Yesterday, Mayor Greg Fischer and the Civilian Review and Accountability Board advanced Edward W. Harness as their choice to be the city’s first inspector general, a new position in Louisville that can investigate police misconduct, and examine the patterns and practices of the LMPD.
Harness is an attorney, but he also was a police office for 12 years in Milwaukee and previously served as the executive director of the Albuquerque Civilian Police Oversight Agency in New Mexico.
His appointment to the position is pending approval from Metro Council.
“Mr. Harness has a rare combination of qualifications and skill sets that make him imminently qualified to serve as the inaugural leader of the Louisville Metro Office of Inspector General,” said Jennifer Green, who is the chair of the civilian review board.
Fischer added that he thinks it’s a step in the right direction of rebuilding trust within the community.

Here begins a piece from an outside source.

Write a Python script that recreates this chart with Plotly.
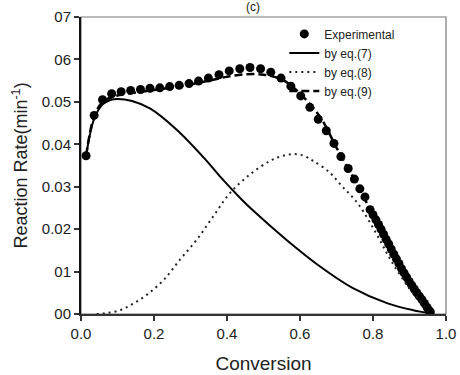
import plotly.graph_objects as go

# Experimental data
exp_x = [0.014, 0.036, 0.059, 0.084, 0.110, 0.136, 0.163, 0.189, 0.216, 0.243, 0.269, 0.296,
         0.322, 0.349, 0.378, 0.406, 0.435, 0.463, 0.492, 0.520, 0.548, 0.575, 0.602, 0.627,
         0.650, 0.672, 0.693, 0.712, 0.732, 0.749, 0.764, 0.778,
         0.792, 0.800, 0.808, 0.815, 0.822, 0.829, 0.836, 0.843, 0.850, 0.857, 0.864, 0.871,
         0.878, 0.885, 0.892, 0.899, 0.906, 0.913, 0.920, 0.927, 0.934, 0.941, 0.948, 0.953, 0.957]
exp_y = [0.0373, 0.0468, 0.0505, 0.0519, 0.0524, 0.0527, 0.0529, 0.0532, 0.0533, 0.0536, 0.0539, 0.0543,
         0.0549, 0.0556, 0.0564, 0.0573, 0.0578, 0.0581, 0.0578, 0.0570, 0.0556, 0.0537, 0.0514, 0.0487,
         0.0459, 0.0432, 0.0402, 0.0371, 0.0343, 0.0318, 0.0295, 0.0276,
         0.0246, 0.0234, 0.0222, 0.0211, 0.0200, 0.0188, 0.0176, 0.0165, 0.0153, 0.0141, 0.0130, 0.0119,
         0.0107, 0.0097, 0.0087, 0.0077, 0.0068, 0.0059, 0.0050, 0.0042, 0.0034, 0.0025, 0.0016, 0.0009, 0.0005]

# Model by eq.(7)
eq7_x = [0.014, 0.036, 0.06, 0.08, 0.10, 0.14, 0.19, 0.26, 0.34, 0.38, 0.44, 0.47, 0.56, 0.655, 0.745, 0.84, 0.91, 0.956]
eq7_y = [0.0373, 0.0460, 0.0495, 0.0504, 0.0507, 0.0502, 0.0484, 0.0436, 0.0365, 0.0325, 0.0270, 0.0245, 0.0177, 0.0112, 0.0061, 0.0025, 0.0009, 0.0002]

# Model by eq.(8)
eq8_x = [0.043, 0.07, 0.107, 0.14, 0.18, 0.226, 0.271, 0.317, 0.363, 0.408, 0.463, 0.518, 0.55, 0.582,
         0.61, 0.636, 0.682, 0.714, 0.737, 0.764, 0.81, 0.85, 0.90, 0.93, 0.956]
eq8_y = [0.0, 0.0002, 0.0009, 0.0023, 0.0045, 0.0080, 0.0128, 0.0175, 0.0231, 0.0285, 0.0329, 0.0361, 0.0372, 0.0377,
         0.0373, 0.0361, 0.0333, 0.0302, 0.0282, 0.0254, 0.0188, 0.0125, 0.0060, 0.0030, 0.0002]

# Model by eq.(9)
eq9_x = [0.014, 0.036, 0.06, 0.10, 0.15, 0.20, 0.25, 0.30, 0.35, 0.40, 0.45, 0.50, 0.55, 0.58,
         0.62, 0.66, 0.70, 0.75, 0.80, 0.85, 0.90, 0.93, 0.956]
eq9_y = [0.0373, 0.0465, 0.0500, 0.0515, 0.0522, 0.0528, 0.0534, 0.0541, 0.0550, 0.0559, 0.0565, 0.0564, 0.0553, 0.0535,
         0.0502, 0.0458, 0.0392, 0.0315, 0.0234, 0.0153, 0.0074, 0.0040, 0.0005]

x_ticks = [0.0, 0.2, 0.4, 0.6, 0.8, 1.0]
x_ticktext = ["0.0", "0.2", "0.4", "0.6", "0.8", "1.0"]
y_ticks = [0.0, 0.01, 0.02, 0.03, 0.04, 0.05, 0.06, 0.07]
y_ticktext = ["00", "01", "0.02", "0.03", "0.04", "0.05", "06", "07"]

fig = go.Figure()
fig.add_trace(go.Scatter(x=exp_x, y=exp_y, mode="markers", name="Experimental",
                         marker=dict(color="black", size=9)))
fig.add_trace(go.Scatter(x=eq7_x, y=eq7_y, mode="lines", name="by eq.(7)", line_shape="spline",
                         line=dict(color="black", width=2)))
fig.add_trace(go.Scatter(x=eq8_x, y=eq8_y, mode="lines", name="by eq.(8)", line_shape="spline",
                         line=dict(color="#222", width=2, dash="2px,4px")))
fig.add_trace(go.Scatter(x=eq9_x, y=eq9_y, mode="lines", name="by eq.(9)", line_shape="spline",
                         line=dict(color="black", width=2.5, dash="8px,4px")))

fig.update_layout(
    width=460, height=375,
    margin=dict(l=81, r=14, t=17, b=61, autoexpand=False),
    paper_bgcolor="white", plot_bgcolor="white",
    font=dict(family="Arial, Liberation Sans, sans-serif", color="#222"),
    showlegend=True,
    legend=dict(x=0.557, y=0.992, xanchor="left", yanchor="top", bgcolor="rgba(0,0,0,0)",
                font=dict(size=12, color="#222"), tracegroupgap=0, itemwidth=30),
    xaxis=dict(range=[0, 1.0], tickvals=x_ticks, ticktext=x_ticktext, ticks="outside", ticklen=5,
               tickwidth=1.5, tickcolor="#333", showline=True, linecolor="#333", linewidth=2,
               showgrid=False, zeroline=False, tickfont=dict(size=15, color="#222"),
               ticklabeloverflow="allow", automargin=False,
               title=dict(text="Conversion", font=dict(size=19, color="#222"), standoff=16)),
    yaxis=dict(range=[0, 0.07], tickvals=y_ticks, ticktext=y_ticktext, ticks="outside", ticklen=5,
               tickwidth=1.5, tickcolor="#333", showline=True, linecolor="#111", linewidth=2,
               showgrid=False, zeroline=False, tickfont=dict(size=15, color="#222"),
               automargin=False,
               title=dict(text="Reaction Rate(min<sup>-1</sup>)", font=dict(size=18, color="#222"), standoff=9)),
    shapes=[dict(type="rect", xref="paper", yref="paper", x0=0, y0=0, x1=1, y1=1,
                 line=dict(color="#777", width=1.2), layer="below")],
    annotations=[dict(text="(c)", xref="paper", yref="paper", x=0.47, y=1.0, xanchor="center",
                      yanchor="bottom", yshift=1, showarrow=False, font=dict(size=12, color="#222"))],
)

fig.write_html("out.html", config={"displayModeBar": False},
               post_script="document.body.style.margin='0';")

“Ed’s leadership background and his set of unique life experiences will no doubt help us to strengthen the trust between our residents and our police officers, and move us a step further in achieving our goals of racial justice and equity,” Fischer said. “This is the latest step in our city’s work around public safety reform and there’s much more work to be done, so I welcome Ed’s insight and knowledge about these important issues.”
The Inspector General’s office will be overseen by the Civilian Review and Accountability Board — an independent 11-person group that can initiate investigations, which was established by a Metro Council ordinance last year. Both the board and the IG’s office have investigation powers and the opportunity to recommend action and punishments, but the police chief is the only city official with disciplinary power over LMPD officers.
In a statement, Harness said he was honored to be selected and is excited to help the city with police reform.
“I look forward to working side-by-side with the team in Louisville and playing a pivotal role in helping the city move forward and engage with the ongoing Department of Justice investigation,” said Harness.